Niestety, od kilku lat nie może znaleźć pracy. - Próbowaliśmy już wszędzie, byliśmy w kilkunastu firmach w całej Bydgoszczy. Za każdym razem mówiono nam, że nie ma możliwości zatrudnienia. Z Robertem można komunikować się jedynie językiem migowym albo pisemnie. Potrzebny jest zatem opiekun, tłumacz języka migowego, a w firmach nikogo takiego się nie zatrudnia - opowiada jego dziadek.
Taka sytuacja powoduje, że pogłębia się poczucie wykluczenia społecznego. - Chciałby w końcu mieć swoje pieniądze, iść między ludzi - dodaje dziadek Roberta.
Jak przyznaje Karolina Czepek z Kujawsko-Pomorskiego Oddziału Polskiej Organizacji Pracodawców Osób Niepełnosprawnych, jest problem ze znalezieniem pracy dla osób głuchoniemych.

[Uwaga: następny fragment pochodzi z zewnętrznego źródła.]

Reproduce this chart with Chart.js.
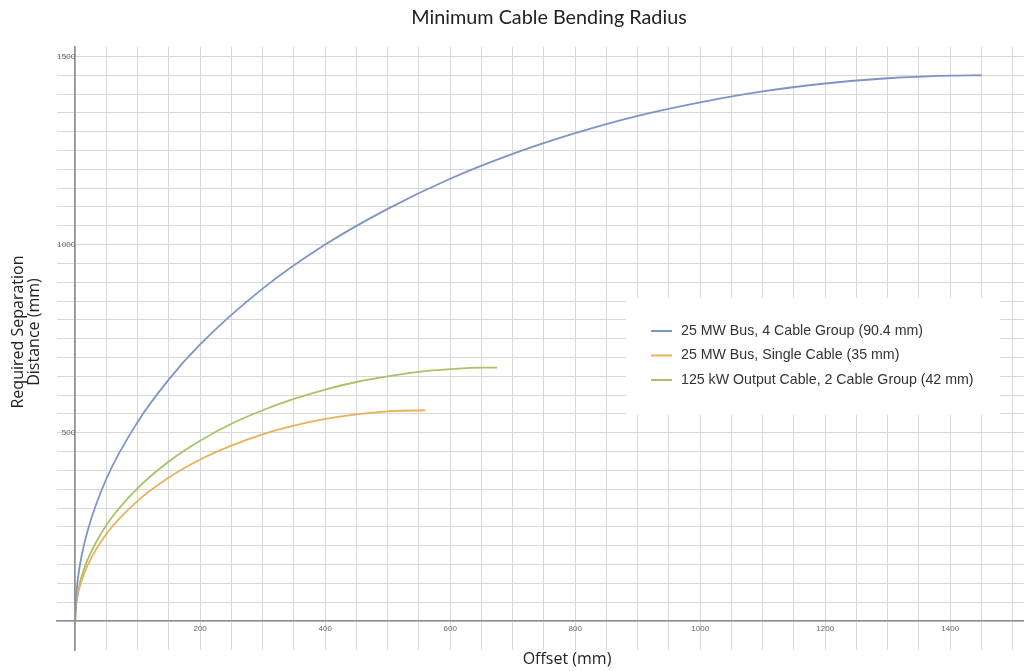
<!DOCTYPE html>
<html>
<head>
<meta charset="utf-8">
<title>Minimum Cable Bending Radius</title>
<script src="https://cdn.jsdelivr.net/npm/chart.js@4/dist/chart.umd.min.js"></script>
<style>
  html, body { margin: 0; padding: 0; background: #fff; }
  #bendChart { display: block; }
</style>
</head>
<body>
<canvas id="bendChart" width="1024" height="671"></canvas>
<script>
// series (offset mm -> required separation mm)
const seriesNames = [
    "25 MW Bus, 4 Cable Group (90.4 mm)",
    "25 MW Bus, Single Cable (35 mm)",
    "125 kW Output Cable, 2 Cable Group (42 mm)",
];
const seriesColors = ["#7b95c6", "#ebb05c", "#a6c466"];

const busGroupOffset = [0, 1, 2, 5, 10, 20, 50, 100, 150, 200, 300, 400, 500, 600, 700, 800, 900, 1000, 1100, 1200, 1300, 1400, 1450];
const busGroupSep = [0, 54, 76, 120, 170, 240, 378, 529, 642, 735, 883, 1000, 1095, 1175, 1241, 1296, 1342, 1378, 1407, 1428, 1442, 1449, 1450];

const busSingleOffset = [0, 1, 2, 5, 10, 20, 50, 100, 150, 200, 250, 300, 350, 400, 450, 500, 560];
const busSingleSep = [0, 33, 47, 75, 105, 148, 231, 319, 381, 429, 466, 496, 519, 537, 549, 557, 560];

const outputOffset = [0, 1, 2, 5, 10, 20, 50, 100, 150, 200, 250, 300, 350, 400, 450, 500, 550, 600, 650, 675];
const outputSep = [0, 37, 52, 82, 116, 163, 255, 353, 424, 479, 524, 560, 590, 615, 635, 650, 662, 669, 673, 673];

// axis ticks (labelled ones), grid every 50 mm
const xTickLabels = [200, 400, 600, 800, 1000, 1200, 1400];
const yTickLabels = [500, 1000, 1500];
const gridStep = 50;
const xGridMax = 1500;
const yGridMax = 1500;

function toPoints(xs, ys) {
    return xs.map((x, i) => ({ x: x, y: ys[i] }));
}

function gridTicks(max) {
    const out = [];
    for (let v = 0; v <= max; v += gridStep) out.push({ value: v });
    return out;
}

// title, axis titles and the boxed legend
const textPlugin = {
    id: "texts",
    afterDraw(chart) {
        const c = chart.ctx;
        c.save();
        c.fillStyle = "#222";
        c.textAlign = "center";
        c.textBaseline = "middle";
        c.font = "19.8px Lato, 'Open Sans', sans-serif";
        c.fillText("Minimum Cable Bending Radius", 549, 18);
        c.font = "16px 'Open Sans', sans-serif";
        c.fillText("Offset (mm)", 567, 659);
        c.translate(18, 332);
        c.rotate(-Math.PI / 2);
        c.fillText("Required Separation", 0, 0);
        c.fillText("Distance (mm)", 0, 16);
        c.restore();

        // legend box
        c.save();
        c.fillStyle = "#fff";
        c.fillRect(626, 298, 374, 117);
        c.font = "14.2px 'Liberation Sans', Arial, sans-serif";
        c.textBaseline = "middle";
        c.textAlign = "left";
        chart.data.datasets.forEach((ds, i) => {
            const y = 331 + i * 24.5;
            c.strokeStyle = ds.borderColor;
            c.lineWidth = 2;
            c.beginPath();
            c.moveTo(651, y);
            c.lineTo(672, y);
            c.stroke();
            c.fillStyle = "#333";
            c.fillText(ds.label, 681, y);
        });
        c.restore();
    },
};

const ctx = document.getElementById("bendChart").getContext("2d");
new Chart(ctx, {
    type: "line",
    data: {
        datasets: [
            { label: seriesNames[0], data: toPoints(busGroupOffset, busGroupSep), borderColor: seriesColors[0] },
            { label: seriesNames[1], data: toPoints(busSingleOffset, busSingleSep), borderColor: seriesColors[1] },
            { label: seriesNames[2], data: toPoints(outputOffset, outputSep), borderColor: seriesColors[2] },
        ],
    },
    options: {
        responsive: false,
        animation: false,
        layout: { padding: { left: 57, right: 0, top: 47, bottom: 21 } },
        elements: {
            point: { radius: 0 },
            line: { borderWidth: 1.8, fill: false, cubicInterpolationMode: "monotone" },
        },
        plugins: {
            legend: { display: false },
            title: { display: false },
            tooltip: { enabled: false },
        },
        scales: {
            x: {
                type: "linear",
                min: -29,
                max: 1518,
                position: { y: 0 },
                afterBuildTicks: (scale) => { scale.ticks = gridTicks(xGridMax); },
                grid: { color: "#d8d8d8", drawTicks: false },
                border: { color: "#8e8e8e", width: 1.6 },
                ticks: {
                    autoSkip: false,
                    maxRotation: 0,
                    padding: 3,
                    color: "#666",
                    font: { family: "'Liberation Sans', Arial, sans-serif", size: 8 },
                    callback: (v) => (xTickLabels.includes(v) ? String(v) : ""),
                },
            },
            y: {
                type: "linear",
                min: -77,
                max: 1525,
                position: { x: 0 },
                afterBuildTicks: (scale) => { scale.ticks = gridTicks(yGridMax); },
                grid: { color: "#d8d8d8", drawTicks: false },
                border: { color: "#8e8e8e", width: 1.6 },
                ticks: {
                    autoSkip: false,
                    padding: 6,
                    color: "#666",
                    font: { family: "'Liberation Sans', Arial, sans-serif", size: 8 },
                    callback: (v) => (yTickLabels.includes(v) ? String(v) : ""),
                },
            },
        },
    },
    plugins: [textPlugin],
});
</script>
</body>
</html>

- W tego rodzaju przypadkach barierą jest przede wszystkim brak możliwości komunikowania się z osobą niepełnosprawną w miejscu pracy. Podczas rozmowy kwalifikacyjnej pomóc może jej jeszcze opiekun, ale później musi już samodzielnie wykonywać swoje obowiązki. I tutaj pojawia się największy problem - tłumaczy Karolina Czepek.
Potwierdzają to statystyki. Od 2014 roku działają punkty zatrudnienia wspomaganego osób niepełnosprawnych. - Zarejestrowało się w nich od początku około 70 osób, ale z tego tylko pięciorgu z tym schorzeniem słuchu udało się znaleźć zatrudnienie na otwartym rynku pracy - mówi Karolina Czepek.